Looking to expand their reach and their profits, lenders were far too willing to lend, as evidenced by the creation of new types of mortgages — known as “affordability products” — that required little or no down payment and little or no documentation of a borrower’s income. Loans with 40-year or even 50-year terms were also popular among cash-strapped borrowers seeking low monthly payments. Exceedingly low “teaser” rates that move up rapidly in later years were another feature of the new loans.

The rapid rise in the amount borrowed against a property’s value shows how willing lenders were to stretch. In 2000, according to Banc of America Securities, the average loan to a subprime lender was 48 percent of the value of the underlying property. By 2006, that figure reached 82 percent.

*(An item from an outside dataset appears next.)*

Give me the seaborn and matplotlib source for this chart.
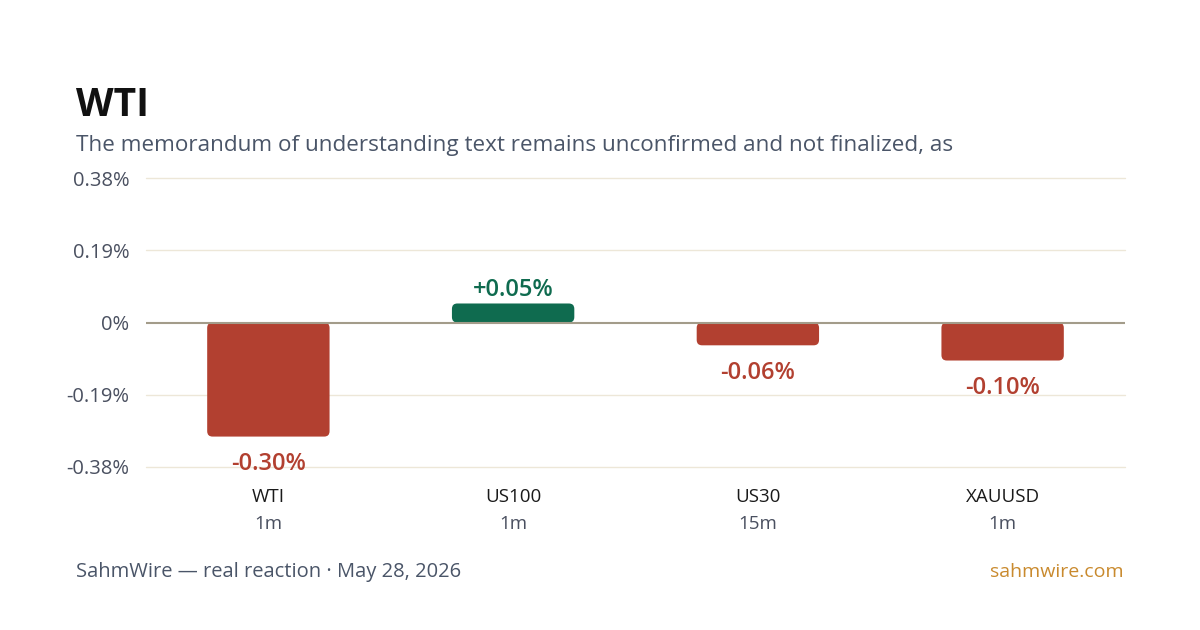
import matplotlib
matplotlib.use("Agg")
import matplotlib.pyplot as plt
from matplotlib.patches import FancyBboxPatch
import matplotlib.transforms as mtransforms
import seaborn as sns
import pandas as pd

symbols = ["WTI", "US100", "US30", "XAUUSD"]
timeframes = ["1m", "1m", "15m", "1m"]
changes = [-0.30, 0.05, -0.06, -0.10]
value_labels = ["-0.30%", "+0.05%", "-0.06%", "-0.10%"]
yticks = [-0.38, -0.19, 0.0, 0.19, 0.38]
ytick_labels = ["-0.38%", "-0.19%", "0%", "0.19%", "0.38%"]

title = "WTI"
subtitle = "The memorandum of understanding text remains unconfirmed and not finalized, as"
footer_left = "SahmWire \u2014 real reaction \u00b7 May 28, 2026"
footer_right = "sahmwire.com"

RED = "#B24030"
GREEN = "#0F6B4F"

sns.set_theme(style="white")
plt.rcParams["font.family"] = ["Open Sans", "DejaVu Sans"]

fig = plt.figure(figsize=(12, 6.3), dpi=100)
fig.patch.set_facecolor("white")
ax = fig.add_axes([146/1200, 1-467/630, (1125-146)/1200, (467-178)/630])

df = pd.DataFrame({"symbol": symbols, "change": changes})
colors = [GREEN if v >= 0 else RED for v in changes]
sns.barplot(data=df, x="symbol", y="change", hue="symbol", palette=colors,
            legend=False, width=0.5, ax=ax, saturation=1)

ax.set_xlim(-0.5, 3.5)
ax.set_ylim(-0.38, 0.38)

# replace bars with rounded ones
aspect = (0.76 / (467-178)) / (4.0 / (1125-146))
for p in list(ax.patches):
    x, y = p.get_x(), p.get_y()
    w, h = p.get_width(), p.get_height()
    fc = p.get_facecolor()
    p.remove()
    if h < 0:
        y, h = y + h, -h
    fb = FancyBboxPatch((x, y), w, h,
                        boxstyle="round,pad=0,rounding_size=0.022",
                        mutation_aspect=aspect, facecolor=fc,
                        edgecolor="none", zorder=3)
    ax.add_patch(fb)

# grid
for t in yticks:
    if t == 0:
        ax.axhline(0, color="#A39C8A", lw=1.5, zorder=4)
    else:
        ax.axhline(t, color="#EDE7D8", lw=1, zorder=1, clip_on=False)

ax.set_yticks(yticks)
ax.set_yticklabels(ytick_labels, fontsize=14.5, color="#4A5060")
ax.tick_params(axis="y", length=0, pad=12)
ax.set_xticks(range(len(symbols)))
ax.set_xticklabels([])
ax.tick_params(axis="x", length=0)
ax.set_xlabel("")
ax.set_ylabel("")
for s in ax.spines.values():
    s.set_visible(False)

# value labels
for i, (v, lab) in enumerate(zip(changes, value_labels)):
    col = GREEN if v >= 0 else RED
    off = 10 if v >= 0 else -20
    ax.annotate(lab, (i, v), xytext=(0, off), textcoords="offset points",
                ha="center", va="center", fontsize=17, fontweight="semibold",
                color=col, annotation_clip=False, zorder=5)

# category labels
trans = mtransforms.blended_transform_factory(ax.transData, fig.transFigure)
for i, (s, tf) in enumerate(zip(symbols, timeframes)):
    fig.text(i, 1-497/630, s, transform=trans, ha="center", va="center",
             fontsize=13.5, color="#1A1A1A")
    fig.text(i, 1-524/630, tf, transform=trans, ha="center", va="center",
             fontsize=13.5, color="#4A5060")

fig.text(76/1200, 1-106/630, title, fontsize=28, fontweight="bold",
         color="#111111", ha="left", va="center")
fig.text(76/1200, 1-145/630, subtitle, fontsize=16.2, color="#4A5568",
         ha="left", va="center")
fig.text(76/1200, 1-572/630, footer_left, fontsize=14.5, color="#4A5568",
         ha="left", va="center")
fig.text(1124/1200, 1-572/630, footer_right, fontsize=14, color="#C98A2E",
         ha="right", va="center")

fig.savefig("out.png", dpi=100, facecolor="white")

Mortgages requiring little or no documentation became known colloquially as “liar loans.” An April 2006 report by the Mortgage Asset Research Institute, a consulting concern in Reston, Va., analyzed 100 loans in which the borrowers merely stated their incomes, and then looked at documents those borrowers had filed with the I.R.S. The resulting differences were significant: in 90 percent of loans, borrowers overstated their incomes 5 percent or more. But in almost 60 percent of cases, borrowers inflated their incomes by more than half.

A Deutsche Bank report said liar loans accounted for 40 percent of the subprime mortgage issuance last year, up from 25 percent in 2001.

Securities backed by home mortgages have been traded since the 1970s, but it has been only since 2002 or so that investors, including pension funds, insurance companies, hedge funds and other institutions, have shown such an appetite for them.

Wall Street, of course, was happy to help refashion mortgages from arcane and illiquid securities into ubiquitous and frequently traded ones. Its reward is that it now dominates the market. While commercial banks and savings banks had long been the biggest lenders to home buyers, by 2006, Wall Street had a commanding share — 60 percent — of the mortgage financing market, Federal Reserve data show.

The big firms in the business are Lehman Brothers, Bear Stearns, Merrill Lynch, Morgan Stanley, Deutsche Bank and UBS. They buy mortgages from issuers, put thousands of them into pools to spread out the risks and then divide them into slices, known as tranches, based on quality. Then they sell them.

The profits from packaging these securities and trading them for customers and their own accounts have been phenomenal. At Lehman Brothers, for example, mortgage-related businesses contributed directly to record revenue and income over the last three years.